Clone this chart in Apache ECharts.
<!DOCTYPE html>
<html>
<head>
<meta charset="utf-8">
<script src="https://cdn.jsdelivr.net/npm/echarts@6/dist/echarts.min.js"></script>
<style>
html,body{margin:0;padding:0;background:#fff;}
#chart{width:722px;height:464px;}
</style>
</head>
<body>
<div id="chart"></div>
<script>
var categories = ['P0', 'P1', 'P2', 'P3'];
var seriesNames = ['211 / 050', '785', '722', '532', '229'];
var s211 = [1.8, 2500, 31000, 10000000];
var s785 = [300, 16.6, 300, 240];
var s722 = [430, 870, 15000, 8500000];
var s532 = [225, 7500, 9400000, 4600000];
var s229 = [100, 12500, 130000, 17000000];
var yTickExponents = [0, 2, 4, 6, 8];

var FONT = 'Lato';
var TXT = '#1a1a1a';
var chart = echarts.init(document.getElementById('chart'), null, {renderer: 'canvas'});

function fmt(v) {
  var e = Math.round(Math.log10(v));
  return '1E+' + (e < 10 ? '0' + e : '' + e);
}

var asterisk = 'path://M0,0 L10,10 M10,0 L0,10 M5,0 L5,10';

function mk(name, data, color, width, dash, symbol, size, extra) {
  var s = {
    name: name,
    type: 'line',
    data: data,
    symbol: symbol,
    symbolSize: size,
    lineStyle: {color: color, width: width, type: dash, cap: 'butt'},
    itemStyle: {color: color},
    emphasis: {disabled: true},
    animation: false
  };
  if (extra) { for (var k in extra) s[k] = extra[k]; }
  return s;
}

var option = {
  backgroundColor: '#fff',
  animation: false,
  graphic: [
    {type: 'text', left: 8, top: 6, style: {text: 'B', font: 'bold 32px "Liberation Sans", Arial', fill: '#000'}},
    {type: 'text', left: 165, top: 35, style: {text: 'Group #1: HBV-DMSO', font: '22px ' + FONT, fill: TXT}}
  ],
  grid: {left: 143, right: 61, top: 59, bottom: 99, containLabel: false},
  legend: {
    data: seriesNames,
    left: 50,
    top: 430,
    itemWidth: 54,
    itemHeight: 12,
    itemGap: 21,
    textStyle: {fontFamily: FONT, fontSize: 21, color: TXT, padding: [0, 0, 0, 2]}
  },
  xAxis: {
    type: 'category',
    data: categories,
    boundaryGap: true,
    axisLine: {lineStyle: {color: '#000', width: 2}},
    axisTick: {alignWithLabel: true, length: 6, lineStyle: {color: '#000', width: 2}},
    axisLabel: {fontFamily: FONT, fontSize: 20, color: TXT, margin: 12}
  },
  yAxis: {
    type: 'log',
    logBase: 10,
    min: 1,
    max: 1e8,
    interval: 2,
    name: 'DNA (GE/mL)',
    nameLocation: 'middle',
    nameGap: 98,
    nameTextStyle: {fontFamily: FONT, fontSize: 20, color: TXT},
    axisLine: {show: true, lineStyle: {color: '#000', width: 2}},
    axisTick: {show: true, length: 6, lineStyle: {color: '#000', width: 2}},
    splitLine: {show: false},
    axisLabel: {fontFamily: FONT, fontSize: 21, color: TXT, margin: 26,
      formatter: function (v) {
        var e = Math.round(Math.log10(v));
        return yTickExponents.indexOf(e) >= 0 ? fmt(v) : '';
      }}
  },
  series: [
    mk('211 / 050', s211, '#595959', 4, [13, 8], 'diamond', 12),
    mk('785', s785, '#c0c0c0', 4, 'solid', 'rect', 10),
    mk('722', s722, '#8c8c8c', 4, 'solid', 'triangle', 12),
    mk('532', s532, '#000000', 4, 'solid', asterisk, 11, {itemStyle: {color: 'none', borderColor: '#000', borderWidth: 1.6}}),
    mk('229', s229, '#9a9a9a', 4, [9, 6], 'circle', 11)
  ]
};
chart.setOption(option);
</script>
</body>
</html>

------------------------

_TASK TO CARRY OUT_
Quote the listing word for word from its first line through the line in which "var asterisk = 'path://M0,0" appears.

_EXERCISE OUTPUT_
Clone this chart in Apache ECharts.
<!DOCTYPE html>
<html>
<head>
<meta charset="utf-8">
<script src="https://cdn.jsdelivr.net/npm/echarts@6/dist/echarts.min.js"></script>
<style>
html,body{margin:0;padding:0;background:#fff;}
#chart{width:722px;height:464px;}
</style>
</head>
<body>
<div id="chart"></div>
<script>
var categories = ['P0', 'P1', 'P2', 'P3'];
var seriesNames = ['211 / 050', '785', '722', '532', '229'];
var s211 = [1.8, 2500, 31000, 10000000];
var s785 = [300, 16.6, 300, 240];
var s722 = [430, 870, 15000, 8500000];
var s532 = [225, 7500, 9400000, 4600000];
var s229 = [100, 12500, 130000, 17000000];
var yTickExponents = [0, 2, 4, 6, 8];

var FONT = 'Lato';
var TXT = '#1a1a1a';
var chart = echarts.init(document.getElementById('chart'), null, {renderer: 'canvas'});

function fmt(v) {
  var e = Math.round(Math.log10(v));
  return '1E+' + (e < 10 ? '0' + e : '' + e);
}

var asterisk = 'path://M0,0 L10,10 M10,0 L0,10 M5,0 L5,10';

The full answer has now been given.